Texto sobre a encenação de "Do-Eu", apresentado no Teatro Vila Velha, nos dias 24 e 25 de Agosto, no âmbito do projeto KCena 2015.
Quando cheguei ao Teatro Vila Velha para esta segunda experiência do KCena, vinha completamente aberto para tudo, sem nada pré-definido, a não ser com os diálogos do escritor Rui Zink, no seu livro “A Instalação do Medo”, cujo potencial cénico era inegável. Trabalhei com um elenco constituído por duas dezenas de intérpretes e criadores que comigo construíram uma dramaturgia sustentada em dois campos complementares: um micro e interior, onde cada um procurou e expôs durante o processo – com uma extraordinária coragem – o medo da gaveta mais escondida do seu ser; e um macro e exterior, onde se denuncia a instalação global do medo a que todos estamos sujeitos, pela propaganda, pelos mídia, por políticos e/ou criminosos e por todos esses pequenos ou grandes poderes instalados que tentam, a todo o custo, e com relativo sucesso, ser donos de nossas vidas.
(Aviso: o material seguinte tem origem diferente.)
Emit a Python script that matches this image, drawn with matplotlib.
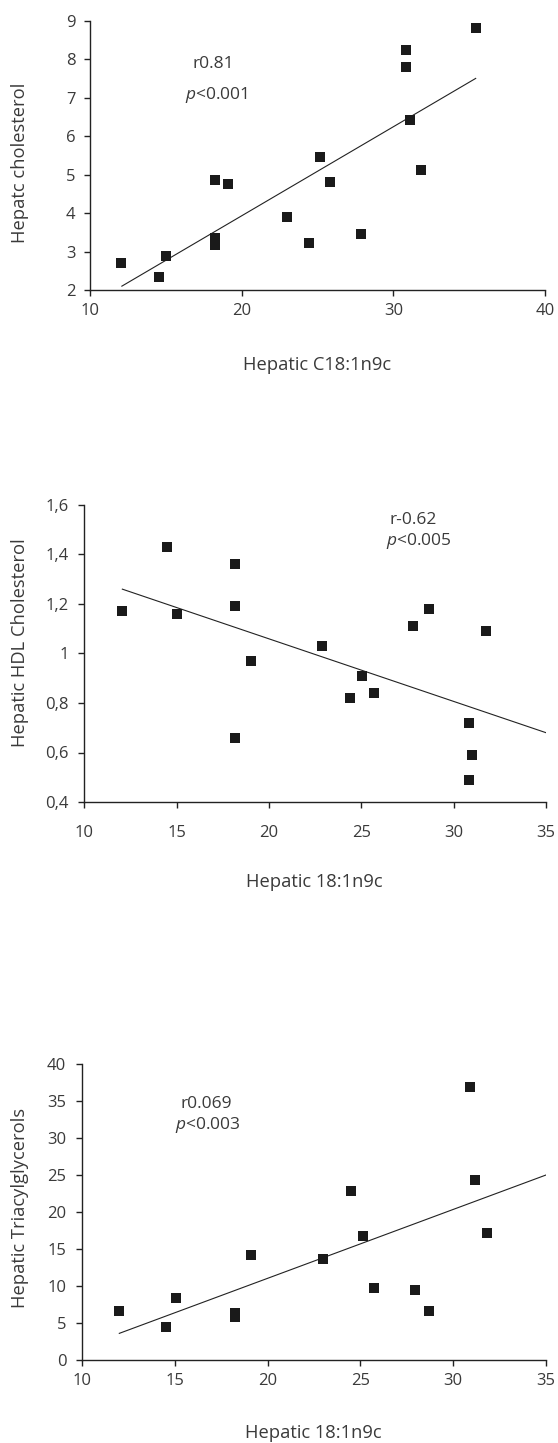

Eduardo Galeano, famoso escritor cujo texto sobre o medo também é incluído no espetáculo, dizia que é preciso criar tendo um olho no microscópio e outro olho no telescópio, e foi isso que procuramos fazer. Enfiamos um bisturi dentro de nossas almas e vomitamos nossas dores e medos mais profundos. Por outro lado, ironizamos sobre a forma como o medo vem sendo instalado por quem entra em nossa casa sem pedir licença e instala um serviço de manipulação que nos faz ter medo de própria sombra, nos transforma em seres inertes, que tudo aceitam sem protesto, que tudo comem sem questionar, que tudo ouvem sem refletir.
Muitas vezes nos emocionamos durante o processo, que foi sempre colaborativo e contou com a participação de todos, construindo nosso mundo enclausurado, dividido a régua e esquadro, cruel e paralisador, com o qual o público será confrontado.
Que o medo de cada um, seja isso mesmo, apenas o medo de cada um. E não o medo que o sistema quer que exista em nós. Que esse medo sirva para estar alerta e não desatento, que seja enfrentado e que com ele possamos conviver e crescer. E se este medo ficar de saco cheio e quiser ir embora, deixemo-lo ir. Arranjamos outro. Ou esse outro nos encontra a nós. Mas que essa seja sempre uma escolha nossa ou do nosso medo.
Precisamos, cada vez mais, como disse Galeano, de lutar por um mundo que seja a casa de todos e não a casa de poucos – e o inferno da maioria.